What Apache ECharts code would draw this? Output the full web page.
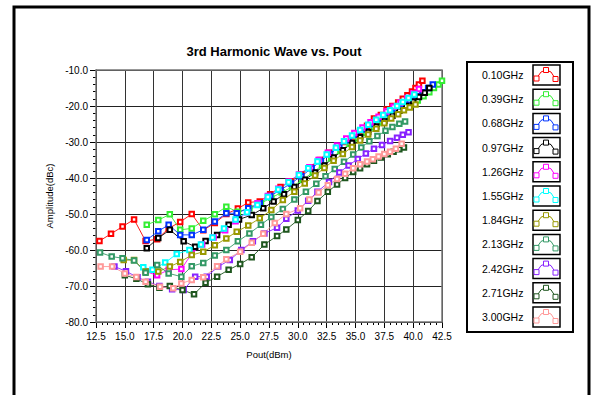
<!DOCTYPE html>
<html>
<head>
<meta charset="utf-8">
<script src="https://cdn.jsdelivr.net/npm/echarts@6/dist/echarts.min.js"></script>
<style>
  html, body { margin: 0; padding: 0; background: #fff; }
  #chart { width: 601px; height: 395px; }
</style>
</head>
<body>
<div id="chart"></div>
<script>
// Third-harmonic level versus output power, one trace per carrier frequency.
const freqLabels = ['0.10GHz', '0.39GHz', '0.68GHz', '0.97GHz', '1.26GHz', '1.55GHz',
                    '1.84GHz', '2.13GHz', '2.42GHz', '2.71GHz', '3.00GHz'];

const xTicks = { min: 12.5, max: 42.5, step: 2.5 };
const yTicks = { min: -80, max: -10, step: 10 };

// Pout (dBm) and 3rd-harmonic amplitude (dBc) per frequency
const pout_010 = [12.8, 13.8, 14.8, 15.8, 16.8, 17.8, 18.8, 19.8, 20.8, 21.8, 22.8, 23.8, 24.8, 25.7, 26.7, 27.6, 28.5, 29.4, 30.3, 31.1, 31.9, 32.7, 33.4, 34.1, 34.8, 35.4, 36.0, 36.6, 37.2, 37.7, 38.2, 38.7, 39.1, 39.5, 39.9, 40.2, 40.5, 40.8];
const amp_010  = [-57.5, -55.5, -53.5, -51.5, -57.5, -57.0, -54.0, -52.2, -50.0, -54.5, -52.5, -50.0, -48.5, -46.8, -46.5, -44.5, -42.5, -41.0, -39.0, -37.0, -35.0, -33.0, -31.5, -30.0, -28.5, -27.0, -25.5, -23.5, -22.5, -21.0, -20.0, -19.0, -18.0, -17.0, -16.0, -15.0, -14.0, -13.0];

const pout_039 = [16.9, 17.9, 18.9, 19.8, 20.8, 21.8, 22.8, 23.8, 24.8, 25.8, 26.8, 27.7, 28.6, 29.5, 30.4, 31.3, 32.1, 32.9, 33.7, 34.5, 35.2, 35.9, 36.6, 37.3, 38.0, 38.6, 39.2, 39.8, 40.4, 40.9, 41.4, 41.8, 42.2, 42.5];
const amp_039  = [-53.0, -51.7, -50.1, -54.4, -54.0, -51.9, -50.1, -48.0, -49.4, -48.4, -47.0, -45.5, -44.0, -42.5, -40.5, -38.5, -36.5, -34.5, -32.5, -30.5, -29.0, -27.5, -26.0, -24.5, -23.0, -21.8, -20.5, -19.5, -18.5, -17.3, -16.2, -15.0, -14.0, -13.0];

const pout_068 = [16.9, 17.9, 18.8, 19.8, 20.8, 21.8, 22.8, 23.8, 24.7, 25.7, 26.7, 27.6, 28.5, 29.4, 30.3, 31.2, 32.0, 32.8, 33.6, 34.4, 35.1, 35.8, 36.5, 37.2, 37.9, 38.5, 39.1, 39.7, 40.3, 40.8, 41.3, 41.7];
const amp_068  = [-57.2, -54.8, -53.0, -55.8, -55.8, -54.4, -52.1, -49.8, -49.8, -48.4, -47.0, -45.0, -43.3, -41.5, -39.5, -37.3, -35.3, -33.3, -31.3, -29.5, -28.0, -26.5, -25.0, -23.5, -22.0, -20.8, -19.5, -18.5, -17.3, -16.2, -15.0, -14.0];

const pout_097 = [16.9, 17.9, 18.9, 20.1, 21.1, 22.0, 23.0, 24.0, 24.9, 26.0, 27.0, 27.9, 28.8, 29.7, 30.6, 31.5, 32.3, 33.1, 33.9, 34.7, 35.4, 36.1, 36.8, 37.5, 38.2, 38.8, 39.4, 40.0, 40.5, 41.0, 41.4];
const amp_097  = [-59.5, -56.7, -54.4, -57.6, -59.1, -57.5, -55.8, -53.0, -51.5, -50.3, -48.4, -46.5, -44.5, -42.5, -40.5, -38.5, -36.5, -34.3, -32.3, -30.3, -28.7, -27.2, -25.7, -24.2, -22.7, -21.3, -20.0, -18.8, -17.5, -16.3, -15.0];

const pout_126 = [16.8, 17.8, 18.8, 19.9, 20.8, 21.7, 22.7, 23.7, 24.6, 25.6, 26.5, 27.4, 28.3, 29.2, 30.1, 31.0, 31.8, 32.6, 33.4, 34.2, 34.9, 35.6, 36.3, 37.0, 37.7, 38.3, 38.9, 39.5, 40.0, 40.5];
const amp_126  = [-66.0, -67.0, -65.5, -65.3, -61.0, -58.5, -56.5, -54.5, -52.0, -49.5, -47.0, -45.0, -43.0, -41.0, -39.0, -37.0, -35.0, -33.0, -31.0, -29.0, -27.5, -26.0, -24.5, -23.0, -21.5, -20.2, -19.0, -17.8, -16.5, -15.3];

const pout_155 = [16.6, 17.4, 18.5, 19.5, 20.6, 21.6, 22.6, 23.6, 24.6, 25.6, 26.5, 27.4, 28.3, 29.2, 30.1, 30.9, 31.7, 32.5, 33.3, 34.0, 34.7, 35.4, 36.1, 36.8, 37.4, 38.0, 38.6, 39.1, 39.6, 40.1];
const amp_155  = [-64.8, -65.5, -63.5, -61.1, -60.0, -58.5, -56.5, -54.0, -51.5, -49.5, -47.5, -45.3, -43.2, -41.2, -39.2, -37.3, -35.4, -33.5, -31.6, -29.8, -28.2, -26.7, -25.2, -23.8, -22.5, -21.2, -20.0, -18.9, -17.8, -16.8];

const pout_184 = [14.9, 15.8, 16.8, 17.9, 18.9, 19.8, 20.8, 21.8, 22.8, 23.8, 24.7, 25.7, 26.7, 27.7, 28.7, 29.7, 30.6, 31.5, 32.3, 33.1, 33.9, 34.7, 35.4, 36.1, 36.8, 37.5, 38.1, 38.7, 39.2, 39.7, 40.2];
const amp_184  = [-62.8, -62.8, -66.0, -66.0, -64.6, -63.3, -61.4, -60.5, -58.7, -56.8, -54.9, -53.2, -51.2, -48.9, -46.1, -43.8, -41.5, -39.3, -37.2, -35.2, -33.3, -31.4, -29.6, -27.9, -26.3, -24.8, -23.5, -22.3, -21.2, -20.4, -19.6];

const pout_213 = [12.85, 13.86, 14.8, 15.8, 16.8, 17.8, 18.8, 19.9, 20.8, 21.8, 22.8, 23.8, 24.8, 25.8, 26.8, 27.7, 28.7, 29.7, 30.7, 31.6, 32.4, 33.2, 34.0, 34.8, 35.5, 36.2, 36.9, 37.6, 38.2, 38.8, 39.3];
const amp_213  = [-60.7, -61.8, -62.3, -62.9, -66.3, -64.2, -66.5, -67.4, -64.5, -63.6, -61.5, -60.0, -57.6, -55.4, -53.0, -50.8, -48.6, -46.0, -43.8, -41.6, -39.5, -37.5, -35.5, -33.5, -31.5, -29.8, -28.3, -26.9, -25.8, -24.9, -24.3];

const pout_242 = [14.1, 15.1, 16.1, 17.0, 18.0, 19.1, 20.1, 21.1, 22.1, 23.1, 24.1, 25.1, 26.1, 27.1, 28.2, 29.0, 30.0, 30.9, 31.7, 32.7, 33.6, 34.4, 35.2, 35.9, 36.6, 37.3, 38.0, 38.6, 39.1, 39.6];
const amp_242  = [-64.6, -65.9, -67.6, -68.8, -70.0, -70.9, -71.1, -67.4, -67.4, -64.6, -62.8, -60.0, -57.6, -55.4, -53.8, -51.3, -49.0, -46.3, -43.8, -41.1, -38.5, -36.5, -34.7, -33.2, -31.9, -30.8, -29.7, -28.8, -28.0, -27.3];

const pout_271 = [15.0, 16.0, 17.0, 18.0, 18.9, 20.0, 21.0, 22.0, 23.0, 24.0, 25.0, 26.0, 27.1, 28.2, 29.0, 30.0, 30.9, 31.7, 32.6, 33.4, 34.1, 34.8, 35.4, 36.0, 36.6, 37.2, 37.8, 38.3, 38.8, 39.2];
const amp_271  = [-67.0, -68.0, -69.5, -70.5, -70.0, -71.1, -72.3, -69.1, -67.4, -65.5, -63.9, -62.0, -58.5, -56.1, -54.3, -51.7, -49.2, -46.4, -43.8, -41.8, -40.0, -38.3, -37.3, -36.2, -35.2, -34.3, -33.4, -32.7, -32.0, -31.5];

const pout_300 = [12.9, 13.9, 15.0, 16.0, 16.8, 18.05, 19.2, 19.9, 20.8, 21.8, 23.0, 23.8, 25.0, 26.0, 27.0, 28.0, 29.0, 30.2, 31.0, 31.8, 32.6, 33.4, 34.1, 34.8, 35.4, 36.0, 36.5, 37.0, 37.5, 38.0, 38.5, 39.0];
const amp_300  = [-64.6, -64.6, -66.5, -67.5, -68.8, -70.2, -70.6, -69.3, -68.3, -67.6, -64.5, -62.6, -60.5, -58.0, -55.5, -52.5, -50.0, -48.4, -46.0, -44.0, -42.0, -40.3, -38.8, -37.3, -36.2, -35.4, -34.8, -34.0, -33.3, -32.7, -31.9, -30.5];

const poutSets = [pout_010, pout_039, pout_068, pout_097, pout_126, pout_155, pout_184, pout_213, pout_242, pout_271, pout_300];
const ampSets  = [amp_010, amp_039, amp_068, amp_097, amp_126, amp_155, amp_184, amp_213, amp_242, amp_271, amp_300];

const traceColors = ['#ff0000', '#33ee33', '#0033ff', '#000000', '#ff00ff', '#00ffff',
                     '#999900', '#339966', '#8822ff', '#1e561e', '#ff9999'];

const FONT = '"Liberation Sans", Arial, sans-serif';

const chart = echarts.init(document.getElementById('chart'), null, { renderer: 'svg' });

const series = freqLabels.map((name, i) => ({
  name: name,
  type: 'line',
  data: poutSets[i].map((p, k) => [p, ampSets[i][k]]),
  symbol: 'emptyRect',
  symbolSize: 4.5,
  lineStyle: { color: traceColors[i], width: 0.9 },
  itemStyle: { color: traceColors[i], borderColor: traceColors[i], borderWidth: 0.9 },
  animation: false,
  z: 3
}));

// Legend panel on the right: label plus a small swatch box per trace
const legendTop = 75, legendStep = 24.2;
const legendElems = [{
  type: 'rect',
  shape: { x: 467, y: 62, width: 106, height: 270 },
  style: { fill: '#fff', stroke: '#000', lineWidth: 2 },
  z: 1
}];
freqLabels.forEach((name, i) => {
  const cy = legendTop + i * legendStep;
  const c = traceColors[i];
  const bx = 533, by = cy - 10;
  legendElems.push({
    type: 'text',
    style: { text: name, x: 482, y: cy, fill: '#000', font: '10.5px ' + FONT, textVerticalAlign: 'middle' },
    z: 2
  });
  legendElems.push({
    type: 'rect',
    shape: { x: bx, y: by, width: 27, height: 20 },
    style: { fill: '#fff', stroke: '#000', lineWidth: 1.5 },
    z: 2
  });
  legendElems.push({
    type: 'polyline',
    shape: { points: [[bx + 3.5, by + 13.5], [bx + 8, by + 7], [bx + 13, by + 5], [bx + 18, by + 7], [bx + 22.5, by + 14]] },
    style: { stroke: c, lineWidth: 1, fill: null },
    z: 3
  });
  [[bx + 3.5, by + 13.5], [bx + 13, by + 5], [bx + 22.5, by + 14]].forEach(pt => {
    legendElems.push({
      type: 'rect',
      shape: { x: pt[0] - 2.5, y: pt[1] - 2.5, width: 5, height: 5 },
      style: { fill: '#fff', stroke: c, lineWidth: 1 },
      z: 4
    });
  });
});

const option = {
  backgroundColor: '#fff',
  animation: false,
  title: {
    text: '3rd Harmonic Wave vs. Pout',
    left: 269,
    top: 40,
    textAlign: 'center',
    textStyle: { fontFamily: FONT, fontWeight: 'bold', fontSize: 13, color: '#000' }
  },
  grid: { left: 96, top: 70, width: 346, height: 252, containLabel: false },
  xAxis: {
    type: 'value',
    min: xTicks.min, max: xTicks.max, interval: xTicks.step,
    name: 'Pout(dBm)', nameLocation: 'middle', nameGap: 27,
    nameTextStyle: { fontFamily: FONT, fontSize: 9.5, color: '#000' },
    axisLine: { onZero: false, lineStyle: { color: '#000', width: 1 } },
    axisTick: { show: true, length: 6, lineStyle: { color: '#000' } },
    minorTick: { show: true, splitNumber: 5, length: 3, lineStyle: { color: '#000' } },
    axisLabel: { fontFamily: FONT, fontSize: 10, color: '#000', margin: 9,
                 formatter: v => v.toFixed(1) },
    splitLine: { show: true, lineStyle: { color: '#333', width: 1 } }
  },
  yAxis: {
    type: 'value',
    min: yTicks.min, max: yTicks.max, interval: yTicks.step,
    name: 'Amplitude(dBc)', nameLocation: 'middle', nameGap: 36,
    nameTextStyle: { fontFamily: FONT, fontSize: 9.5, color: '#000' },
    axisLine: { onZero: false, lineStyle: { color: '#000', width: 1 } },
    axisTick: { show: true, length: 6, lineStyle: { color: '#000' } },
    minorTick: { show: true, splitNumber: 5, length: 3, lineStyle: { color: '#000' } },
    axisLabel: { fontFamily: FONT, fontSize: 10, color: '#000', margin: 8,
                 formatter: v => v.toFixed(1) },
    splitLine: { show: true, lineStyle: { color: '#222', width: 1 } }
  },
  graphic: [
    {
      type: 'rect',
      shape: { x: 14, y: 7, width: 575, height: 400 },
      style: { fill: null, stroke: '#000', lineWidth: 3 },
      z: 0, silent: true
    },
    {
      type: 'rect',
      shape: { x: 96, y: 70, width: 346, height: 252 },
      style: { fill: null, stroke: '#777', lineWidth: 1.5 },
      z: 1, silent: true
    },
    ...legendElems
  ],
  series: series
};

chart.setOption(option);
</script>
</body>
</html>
====================
Starting at the first line of the material, output exactly the lines up to and including the one with "-10, step: 10". Do not include the pictures.

What Apache ECharts code would draw this? Output the full web page.
<!DOCTYPE html>
<html>
<head>
<meta charset="utf-8">
<script src="https://cdn.jsdelivr.net/npm/echarts@6/dist/echarts.min.js"></script>
<style>
  html, body { margin: 0; padding: 0; background: #fff; }
  #chart { width: 601px; height: 395px; }
</style>
</head>
<body>
<div id="chart"></div>
<script>
// Third-harmonic level versus output power, one trace per carrier frequency.
const freqLabels = ['0.10GHz', '0.39GHz', '0.68GHz', '0.97GHz', '1.26GHz', '1.55GHz',
                    '1.84GHz', '2.13GHz', '2.42GHz', '2.71GHz', '3.00GHz'];

const xTicks = { min: 12.5, max: 42.5, step: 2.5 };
const yTicks = { min: -80, max: -10, step: 10 };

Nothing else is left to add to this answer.